В столь сложносоставном контексте даже улыбка Печорина, в которой было "что‑то детское", свидетельствует не столько о простодушии, сколько о нед о зрелости души, об ее инфантильности, об отсутствии интересов, приличных не мальчику, а мужчине в поре первой, тридцатилетней возмужалости. Но главное, конечно, глаза, фосфорическое их сияние из‑под полуопущенных ресниц — знак демонизма. Но это для дам, для нежных читательниц, тех, что, вальсируя с автором "Демона", уверяли, будто могут полюбить это фантастическое существо, то есть для тех, кто смотрит, но не способен увидеть. А сам портретист, прикрывшись маскарадной "полумаской" и вроде бы участвуя в общей Игре, наносит еще один "разоблачительный удар": оказывается, во взгляде Печорина, в его загадочных глазах нет играющего воображения. Отсутствие воображения, а значит, активного творческого и поэтического начала— вот корень "разности" между Лермонтовым и Печориным! В отличие от Печорина, Лермонтов эту "разность" держит как бы "в уме".

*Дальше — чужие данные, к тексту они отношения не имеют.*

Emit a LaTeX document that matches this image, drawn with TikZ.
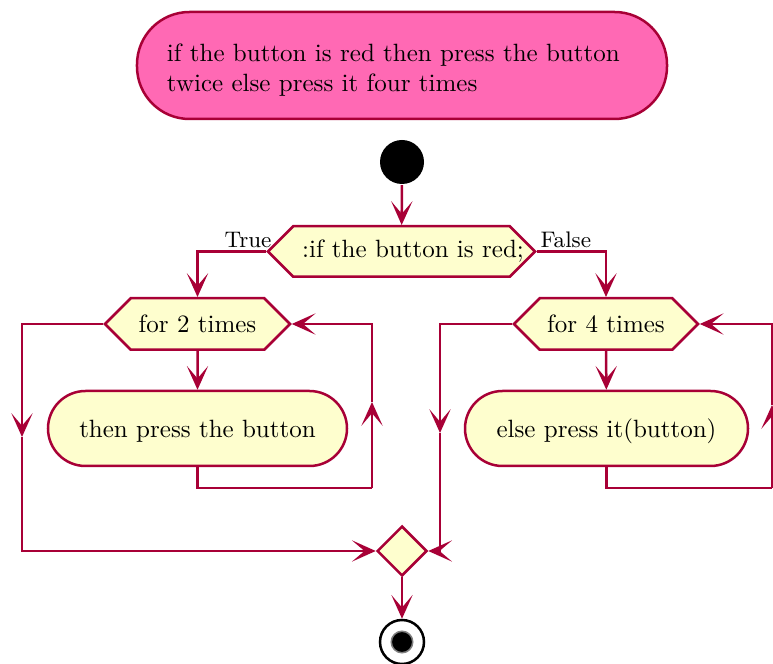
\documentclass[tikz,border=0pt]{standalone}
\usepackage{xcolor}
\usetikzlibrary{arrows.meta,calc,positioning,shapes.symbols,shapes.geometric}
\definecolor{umlred}{HTML}{A80036}
\definecolor{umlfill}{HTML}{FEFECE}
\definecolor{notepink}{HTML}{FF69B4}

\begin{document}
\begin{tikzpicture}[x=0.4pt,y=-0.4pt,line width=1pt,notebox/.style={rounded corners=21pt,draw=umlred,fill=notepink,text width=188pt,inner xsep=12pt,minimum height=42.8pt,align=left},pill/.style={rounded corners=15pt,draw=umlred,fill=umlfill,minimum height=30pt,text depth=0pt},hexbox/.style={signal,signal to=west and east,signal pointer angle=90,draw=umlred,fill=umlfill,minimum height=20.6pt,inner sep=0pt},arrow/.style={draw=umlred,-{Stealth[length=9.5pt,width=8.5pt,inset=5pt]}},flow/.style={draw=umlred},lbl/.style={font=\small,inner sep=1pt}]
\useasboundingbox (0,0) rectangle (773,664);
\clip (0,0) rectangle (773,664);
\node[notebox] (note) at (402,65.5) {\rule{0pt}{11pt}if the button is red then press the button\\twice else press it four times};
\node[circle,fill=black,minimum size=17.6pt,inner sep=0pt] (start) at (402,162) {};
\node[hexbox,minimum width=106.8pt,minimum height=20.2pt] (if) at (401.5,251.5) {\makebox[78pt]{\hspace*{9.2pt}:if the button is red;}};
\node[hexbox,minimum width=74pt] (for2) at (197.5,324) {for 2 times};
\node[pill,minimum width=119.6pt] (act2) at (197.5,428.5) {then press the button};
\node[hexbox,minimum width=73.6pt] (for4) at (606,324) {for 4 times};
\node[pill,minimum width=113.2pt] (act4) at (606.5,428.5) {else press it(button)};
\node[diamond,draw=umlred,fill=umlfill,minimum size=20pt,inner sep=0pt] (merge) at (402,551) {};
\node[circle,draw=black,fill=white,minimum size=17.6pt,inner sep=0pt] (stop) at (402,642) {};
\node[circle,fill=black,draw=gray,line width=0.6pt,minimum size=8.6pt,inner sep=0pt] (stopdot) at (stop) {};
% loop corners
\coordinate (ret2) at (372,488);
\coordinate (up2) at (372,402);
\coordinate (skip2) at (22,437);
\coordinate (ret4) at (772,488);
\coordinate (up4) at (772,405);
\coordinate (skip4) at (440,433);
\draw[arrow] (start) -- (if);
\draw[arrow] (if.west) node[lbl,above left,xshift=3.6pt]{True} -| (for2.north);
\draw[arrow] (if.east) node[lbl,above right]{False} -| (for4.north);
\draw[arrow] (for2) -- (act2);
\draw[flow] (act2.south) |- (ret2);
\draw[arrow] (ret2) -- (up2);
\draw[arrow] (up2) |- (for2.east);
\draw[arrow] (for2.west) -| (skip2);
\draw[arrow] (skip2) |- (merge.west);
\draw[arrow] (for4) -- (act4);
\draw[flow] (act4.south) |- (ret4);
\draw[arrow] (ret4) -- (up4);
\draw[arrow] (up4) |- (for4.east);
\draw[arrow] (for4.west) -| (skip4);
\draw[arrow] (skip4) |- (merge.east);
\draw[arrow] (merge) -- (stop);
\end{tikzpicture}
\end{document}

Для правильного понимания нравственной цели романа нельзя забывать и о том, что портрет Печорина не первая, а вторая часть "диптиха" и, следовательно, его надо рассматривать еще и в паре, в сравнении со сделанным той же рукой портретом его антипода— Максима Максимыча:

"За моею тележкою четверка быков тащила другую… За нею шел ее хозяин, покуривая из маленькой кабардинской трубочки, обделанной в серебро. На нем был офицерский сертук без эполет и черкесская мохнатая шапка. Он казался лет пятидесяти; смуглый цвет лица его показывал, что оно давно знакомо с закавказским солнцем, и преждевременно поседевшие усы не соответствовали его твердой походке и бодрому виду".

Портреты и написаны, и вставлены в повествование так, чтобы мы сами, без авторской указки, разглядели и осознали их контрастность. Бледная и худая рука (Печорин) — смуглый цвет лица (Максим Максимыч). Небрежная и ленивая походка (Печорин) — твердая походка (Максим Максимыч). Нервическая слабость (Печорин)— бодрый вид (Максим Максимыч).